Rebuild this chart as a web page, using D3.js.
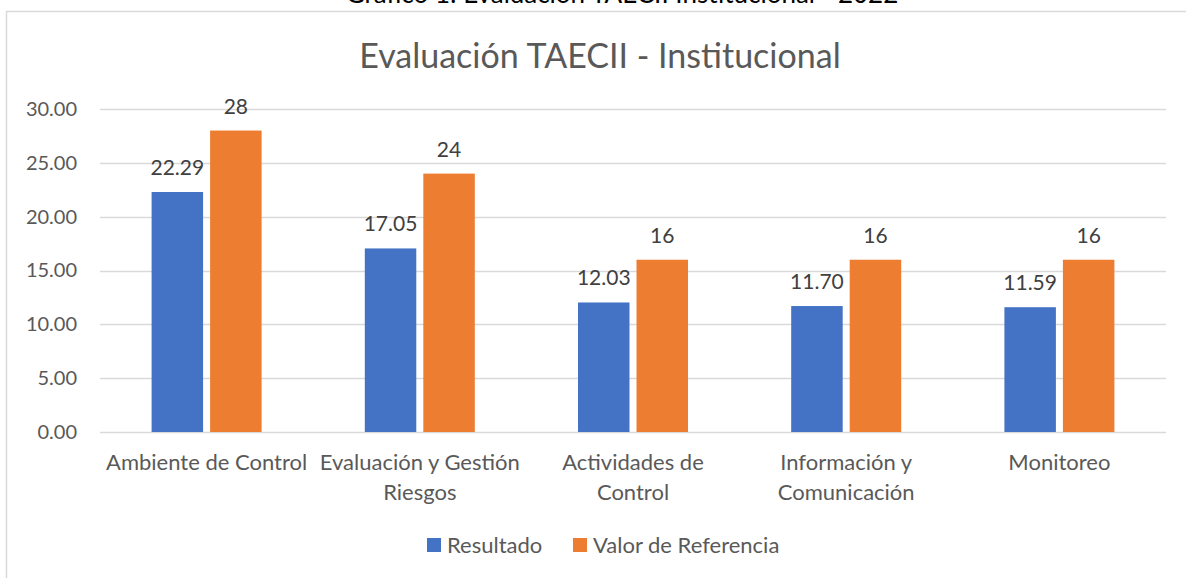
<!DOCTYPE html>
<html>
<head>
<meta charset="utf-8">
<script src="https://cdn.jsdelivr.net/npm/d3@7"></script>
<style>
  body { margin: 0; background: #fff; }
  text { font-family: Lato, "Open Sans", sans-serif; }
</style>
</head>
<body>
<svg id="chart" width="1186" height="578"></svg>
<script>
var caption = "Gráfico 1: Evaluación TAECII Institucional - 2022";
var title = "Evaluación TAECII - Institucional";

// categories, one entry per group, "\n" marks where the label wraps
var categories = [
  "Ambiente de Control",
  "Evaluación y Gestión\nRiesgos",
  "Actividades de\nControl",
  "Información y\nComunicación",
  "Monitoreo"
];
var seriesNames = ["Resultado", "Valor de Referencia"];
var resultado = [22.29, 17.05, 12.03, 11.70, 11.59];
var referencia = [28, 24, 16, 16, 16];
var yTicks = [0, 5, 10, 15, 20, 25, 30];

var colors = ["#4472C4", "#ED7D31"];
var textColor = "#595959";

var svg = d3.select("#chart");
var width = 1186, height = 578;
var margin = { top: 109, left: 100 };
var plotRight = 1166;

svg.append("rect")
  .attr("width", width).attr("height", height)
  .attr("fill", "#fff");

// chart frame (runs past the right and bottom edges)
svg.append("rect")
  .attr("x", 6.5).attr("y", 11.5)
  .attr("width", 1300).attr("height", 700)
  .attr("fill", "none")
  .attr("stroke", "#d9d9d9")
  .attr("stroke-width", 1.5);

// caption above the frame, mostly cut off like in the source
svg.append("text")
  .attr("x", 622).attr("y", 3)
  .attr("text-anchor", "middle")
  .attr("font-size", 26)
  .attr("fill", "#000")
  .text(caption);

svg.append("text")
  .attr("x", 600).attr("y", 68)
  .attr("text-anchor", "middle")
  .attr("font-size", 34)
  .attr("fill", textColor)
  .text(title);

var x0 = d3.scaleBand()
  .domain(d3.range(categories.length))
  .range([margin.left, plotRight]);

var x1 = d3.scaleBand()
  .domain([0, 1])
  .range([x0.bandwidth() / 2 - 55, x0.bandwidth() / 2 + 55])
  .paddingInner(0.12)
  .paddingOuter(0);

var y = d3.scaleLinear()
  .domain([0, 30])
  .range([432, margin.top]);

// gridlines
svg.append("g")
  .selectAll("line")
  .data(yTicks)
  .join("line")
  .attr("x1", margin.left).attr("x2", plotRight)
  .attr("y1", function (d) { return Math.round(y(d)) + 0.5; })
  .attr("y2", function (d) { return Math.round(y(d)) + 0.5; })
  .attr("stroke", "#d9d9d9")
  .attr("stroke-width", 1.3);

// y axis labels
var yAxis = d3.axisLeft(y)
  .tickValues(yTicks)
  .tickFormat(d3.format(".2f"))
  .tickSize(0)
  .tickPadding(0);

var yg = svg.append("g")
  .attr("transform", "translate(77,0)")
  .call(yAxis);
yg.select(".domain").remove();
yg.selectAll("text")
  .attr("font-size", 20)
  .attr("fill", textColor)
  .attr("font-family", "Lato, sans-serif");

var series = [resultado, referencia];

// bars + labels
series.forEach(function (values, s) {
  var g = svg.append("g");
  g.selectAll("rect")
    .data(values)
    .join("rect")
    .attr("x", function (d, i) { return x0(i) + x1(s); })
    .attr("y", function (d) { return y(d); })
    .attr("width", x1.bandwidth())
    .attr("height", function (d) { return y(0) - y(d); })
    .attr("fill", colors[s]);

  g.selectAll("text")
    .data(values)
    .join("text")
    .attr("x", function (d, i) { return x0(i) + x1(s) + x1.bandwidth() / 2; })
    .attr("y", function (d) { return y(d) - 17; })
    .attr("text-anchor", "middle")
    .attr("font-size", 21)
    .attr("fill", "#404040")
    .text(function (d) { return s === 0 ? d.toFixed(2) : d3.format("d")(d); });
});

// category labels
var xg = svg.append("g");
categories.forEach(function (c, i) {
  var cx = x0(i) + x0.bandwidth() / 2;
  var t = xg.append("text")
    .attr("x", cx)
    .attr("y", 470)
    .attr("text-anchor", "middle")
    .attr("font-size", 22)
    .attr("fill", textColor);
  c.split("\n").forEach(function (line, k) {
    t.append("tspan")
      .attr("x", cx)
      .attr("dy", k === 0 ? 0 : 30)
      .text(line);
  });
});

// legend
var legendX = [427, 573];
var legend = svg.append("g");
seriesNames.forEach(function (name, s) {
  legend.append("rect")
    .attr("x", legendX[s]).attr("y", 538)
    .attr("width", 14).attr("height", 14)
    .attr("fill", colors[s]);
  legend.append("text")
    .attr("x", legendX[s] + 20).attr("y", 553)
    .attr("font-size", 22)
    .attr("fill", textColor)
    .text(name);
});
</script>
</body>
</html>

■ Exercise requirements: Restate the whole listing above exactly, please, omitting every image.

■ Correct response:
Rebuild this chart as a web page, using D3.js.
<!DOCTYPE html>
<html>
<head>
<meta charset="utf-8">
<script src="https://cdn.jsdelivr.net/npm/d3@7"></script>
<style>
  body { margin: 0; background: #fff; }
  text { font-family: Lato, "Open Sans", sans-serif; }
</style>
</head>
<body>
<svg id="chart" width="1186" height="578"></svg>
<script>
var caption = "Gráfico 1: Evaluación TAECII Institucional - 2022";
var title = "Evaluación TAECII - Institucional";

// categories, one entry per group, "\n" marks where the label wraps
var categories = [
  "Ambiente de Control",
  "Evaluación y Gestión\nRiesgos",
  "Actividades de\nControl",
  "Información y\nComunicación",
  "Monitoreo"
];
var seriesNames = ["Resultado", "Valor de Referencia"];
var resultado = [22.29, 17.05, 12.03, 11.70, 11.59];
var referencia = [28, 24, 16, 16, 16];
var yTicks = [0, 5, 10, 15, 20, 25, 30];

var colors = ["#4472C4", "#ED7D31"];
var textColor = "#595959";

var svg = d3.select("#chart");
var width = 1186, height = 578;
var margin = { top: 109, left: 100 };
var plotRight = 1166;

svg.append("rect")
  .attr("width", width).attr("height", height)
  .attr("fill", "#fff");

// chart frame (runs past the right and bottom edges)
svg.append("rect")
  .attr("x", 6.5).attr("y", 11.5)
  .attr("width", 1300).attr("height", 700)
  .attr("fill", "none")
  .attr("stroke", "#d9d9d9")
  .attr("stroke-width", 1.5);

// caption above the frame, mostly cut off like in the source
svg.append("text")
  .attr("x", 622).attr("y", 3)
  .attr("text-anchor", "middle")
  .attr("font-size", 26)
  .attr("fill", "#000")
  .text(caption);

svg.append("text")
  .attr("x", 600).attr("y", 68)
  .attr("text-anchor", "middle")
  .attr("font-size", 34)
  .attr("fill", textColor)
  .text(title);

var x0 = d3.scaleBand()
  .domain(d3.range(categories.length))
  .range([margin.left, plotRight]);

var x1 = d3.scaleBand()
  .domain([0, 1])
  .range([x0.bandwidth() / 2 - 55, x0.bandwidth() / 2 + 55])
  .paddingInner(0.12)
  .paddingOuter(0);

var y = d3.scaleLinear()
  .domain([0, 30])
  .range([432, margin.top]);

// gridlines
svg.append("g")
  .selectAll("line")
  .data(yTicks)
  .join("line")
  .attr("x1", margin.left).attr("x2", plotRight)
  .attr("y1", function (d) { return Math.round(y(d)) + 0.5; })
  .attr("y2", function (d) { return Math.round(y(d)) + 0.5; })
  .attr("stroke", "#d9d9d9")
  .attr("stroke-width", 1.3);

// y axis labels
var yAxis = d3.axisLeft(y)
  .tickValues(yTicks)
  .tickFormat(d3.format(".2f"))
  .tickSize(0)
  .tickPadding(0);

var yg = svg.append("g")
  .attr("transform", "translate(77,0)")
  .call(yAxis);
yg.select(".domain").remove();
yg.selectAll("text")
  .attr("font-size", 20)
  .attr("fill", textColor)
  .attr("font-family", "Lato, sans-serif");

var series = [resultado, referencia];

// bars + labels
series.forEach(function (values, s) {
  var g = svg.append("g");
  g.selectAll("rect")
    .data(values)
    .join("rect")
    .attr("x", function (d, i) { return x0(i) + x1(s); })
    .attr("y", function (d) { return y(d); })
    .attr("width", x1.bandwidth())
    .attr("height", function (d) { return y(0) - y(d); })
    .attr("fill", colors[s]);

  g.selectAll("text")
    .data(values)
    .join("text")
    .attr("x", function (d, i) { return x0(i) + x1(s) + x1.bandwidth() / 2; })
    .attr("y", function (d) { return y(d) - 17; })
    .attr("text-anchor", "middle")
    .attr("font-size", 21)
    .attr("fill", "#404040")
    .text(function (d) { return s === 0 ? d.toFixed(2) : d3.format("d")(d); });
});

// category labels
var xg = svg.append("g");
categories.forEach(function (c, i) {
  var cx = x0(i) + x0.bandwidth() / 2;
  var t = xg.append("text")
    .attr("x", cx)
    .attr("y", 470)
    .attr("text-anchor", "middle")
    .attr("font-size", 22)
    .attr("fill", textColor);
  c.split("\n").forEach(function (line, k) {
    t.append("tspan")
      .attr("x", cx)
      .attr("dy", k === 0 ? 0 : 30)
      .text(line);
  });
});

// legend
var legendX = [427, 573];
var legend = svg.append("g");
seriesNames.forEach(function (name, s) {
  legend.append("rect")
    .attr("x", legendX[s]).attr("y", 538)
    .attr("width", 14).attr("height", 14)
    .attr("fill", colors[s]);
  legend.append("text")
    .attr("x", legendX[s] + 20).attr("y", 553)
    .attr("font-size", 22)
    .attr("fill", textColor)
    .text(name);
});
</script>
</body>
</html>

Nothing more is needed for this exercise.